Enjoy the sweeping Valley views from J&G’s panoramic perch on Camelback Mountain while deciding between tableside surf or turf presentations.  Choose Sole Grenobloise and your European Dover Sole, fragrant with browned butter, capers and lemon, will be deftly deboned and filleted tableside. If steak is your choice, the signature wood-grilled 30-oz Waygu Tomahawk ribeye for two arrives sizzling on a salt block before being transferred to a cutting board, skillfully carved off the bone and sliced as diners look on with mouthwatering anticipation.

 


Bourbon and Bones

Bourbon

You’re the chef with the Devil’s Cut at Bourbon & Bones. This interactive dish starts with a hot rock in a heat-safe box and a plate of thinly-sliced Wagyu beef and accoutrements. Coat each slice in a veil of ponzu butter before searing briefly on the stone, gilding with a sweet chili sauce and sprinkling with an aromatic citrus salt for your personalized tableside cooking.

 


Francine

Francine

Among the wonderful dishes on Francine’s French Mediterranean menu is whole branzino (European bass) for two baked in a salt crust perfumed with star anise and pink peppercorn.
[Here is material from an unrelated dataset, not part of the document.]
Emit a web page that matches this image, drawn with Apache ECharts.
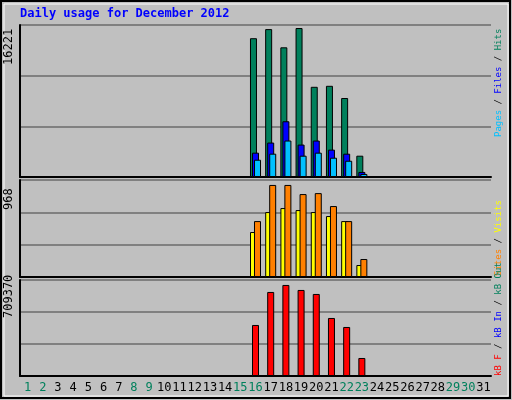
<!DOCTYPE html>
<html><head><meta charset="utf-8">
<script src="https://cdn.jsdelivr.net/npm/echarts@6/dist/echarts.min.js"></script>
<style>html,body{margin:0;padding:0;background:#c0c0c0}#c{width:512px;height:400px}</style>
</head><body><div id="c"></div>
<script>
// 月份天数
var days = []
for (var d = 1; d <= 31; d++) days.push(String(d))
var weekends = ['1','2','8','9','15','16','22','23','29','30']

// 数据 (16-23 日)
var hits   = [0,0,0,0,0,0,0,0,0,0,0,0,0,0,0, 15112,16104,14120,16221,9820,9930,8600,2320, 0,0,0,0,0,0,0,0]
var files  = [0,0,0,0,0,0,0,0,0,0,0,0,0,0,0, 2650,3750,6070,3530,3970,2980,2540,550, 0,0,0,0,0,0,0,0]
var pages  = [0,0,0,0,0,0,0,0,0,0,0,0,0,0,0, 1880,2540,3970,2320,2650,2100,1770,330, 0,0,0,0,0,0,0,0]
var visits = [0,0,0,0,0,0,0,0,0,0,0,0,0,0,0, 473,683,725,704,683,641,588,126, 0,0,0,0,0,0,0,0]
var sites  = [0,0,0,0,0,0,0,0,0,0,0,0,0,0,0, 588,968,968,872,882,746,588,189, 0,0,0,0,0,0,0,0]
var kbytes = [0,0,0,0,0,0,0,0,0,0,0,0,0,0,0, 397500,654800,709370,670400,639200,452100,382000,140300, 0,0,0,0,0,0,0,0]

var mono = 'DejaVu Sans Mono'
var grids = [
    {left: 20, right: 21, top: 25, height: 152},
    {left: 20, right: 21, top: 180, height: 97},
    {left: 20, right: 21, top: 280, height: 96}
]
var tops = [16550, 1020, 748000]

function xAx(i) {
    return {
        type: 'category', data: days, gridIndex: i,
        axisLine: {show: true, lineStyle: {color: '#000', width: 2}}, axisTick: {show: false},
        axisLabel: {show: i == 2, interval: 0, margin: 6, fontFamily: mono, fontSize: 12,
            color: function (v) { return weekends.indexOf(v) >= 0 ? '#00805c' : '#000' }}
    }
}
function yAx(i) {
    return {
        type: 'value', gridIndex: i, min: 0, max: tops[i], interval: tops[i] / 3,
        axisLabel: {show: false}, axisLine: {show: true, lineStyle: {color: '#000', width: 2}}, axisTick: {show: false},
        splitLine: {lineStyle: {color: '#808080', width: 2}}
    }
}
function bar(name, data, color, gi, gap) {
    return {
        name: name, type: 'bar', data: data, xAxisIndex: gi, yAxisIndex: gi,
        barWidth: 7, barGap: gap, animation: false,
        itemStyle: {color: color, borderColor: '#000', borderWidth: 1}
    }
}
function sideText(y, text, rich) {
    return {type: 'text', x: 499, y: y, rotation: Math.PI / 2, style: {
        text: text, font: '9px ' + mono, verticalAlign: 'middle', align: 'left', rich: rich}}
}

var chart = echarts.init(document.getElementById('c'))
chart.setOption({
    backgroundColor: '#c0c0c0',
    grid: grids,
    xAxis: [xAx(0), xAx(1), xAx(2)],
    yAxis: [yAx(0), yAx(1), yAx(2)],
    series: [
        bar('Hits', hits, '#00805c', 0, '-71%'),
        bar('Files', files, '#0000ff', 0, '-71%'),
        bar('Pages', pages, '#00c0ff', 0, '-71%'),
        bar('Visits', visits, '#ffff00', 1, '-43%'),
        bar('Sites', sites, '#ff8000', 1, '-43%'),
        bar('kB', kbytes, '#ff0000', 2, '-43%')
    ],
    graphic: [
        {type: 'rect', shape: {x: 1, y: 1, width: 509, height: 397}, style: {fill: 'none', stroke: '#000', lineWidth: 2}, silent: true},
        {type: 'rect', shape: {x: 4, y: 4, width: 504, height: 392}, style: {fill: 'none', stroke: '#fff', lineWidth: 1}, silent: true},
        {type: 'text', left: 20, top: 8, style: {text: 'Daily usage for December 2012', fill: '#0000ff', font: 'bold 12px ' + mono}},
        {type: 'text', x: 9, y: 65, rotation: Math.PI / 2, style: {text: '16221', fill: '#000', font: '12px ' + mono, align: 'left', verticalAlign: 'middle'}},
        {type: 'text', x: 9, y: 210, rotation: Math.PI / 2, style: {text: '968', fill: '#000', font: '12px ' + mono, align: 'left', verticalAlign: 'middle'}},
        {type: 'text', x: 9, y: 318, rotation: Math.PI / 2, style: {text: '709370', fill: '#000', font: '12px ' + mono, align: 'left', verticalAlign: 'middle'}},
        sideText(137, '{c|Pages}{k| / }{b|Files}{k| / }{g|Hits}',
            {c: {fill: '#00c0ff', font: '9px ' + mono}, k: {fill: '#000', font: '9px ' + mono}, b: {fill: '#0000ff', font: '9px ' + mono}, g: {fill: '#00805c', font: '9px ' + mono}}),
        sideText(276, '{o|Sites}{k| / }{y|Visits}',
            {o: {fill: '#ff8000', font: '9px ' + mono}, k: {fill: '#000', font: '9px ' + mono}, y: {fill: '#ffff00', font: '9px ' + mono}}),
        sideText(376, '{r|kB F}{k| / }{b|kB In}{k| / }{g|kB Out}',
            {r: {fill: '#ff0000', font: '9px ' + mono}, k: {fill: '#000', font: '9px ' + mono}, b: {fill: '#0000ff', font: '9px ' + mono}, g: {fill: '#00805c', font: '9px ' + mono}})
    ]
})
</script></body></html>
Once delivered to the table, its salt shell is cut open to reveal the fish on its bed of lemon slices and fresh herbs cooked to moist perfection. It’s then deftly deboned and plated with chickpea panisse and sauce vierge, along with a gratin dish of ratatouille – you’ll feel like you have been whisked away to the south of France.

 


Toro

toro

At Toro, when you order La Bomba you know you’re in for a treat when the waiter covers the table in plastic. He reappears for the tableside preperation, bearing a chocolate bowl filled with Chantilly cream, berries, nuts, cake pieces, and scoops of gelato strewn with edible flowers. With a festive “La Bomba!” the dessert is dropped, cracking its shell and spilling its colorful contents, before being garnished with passionfruit caramel, raspberry, and kaffir lime-chocolate sauces.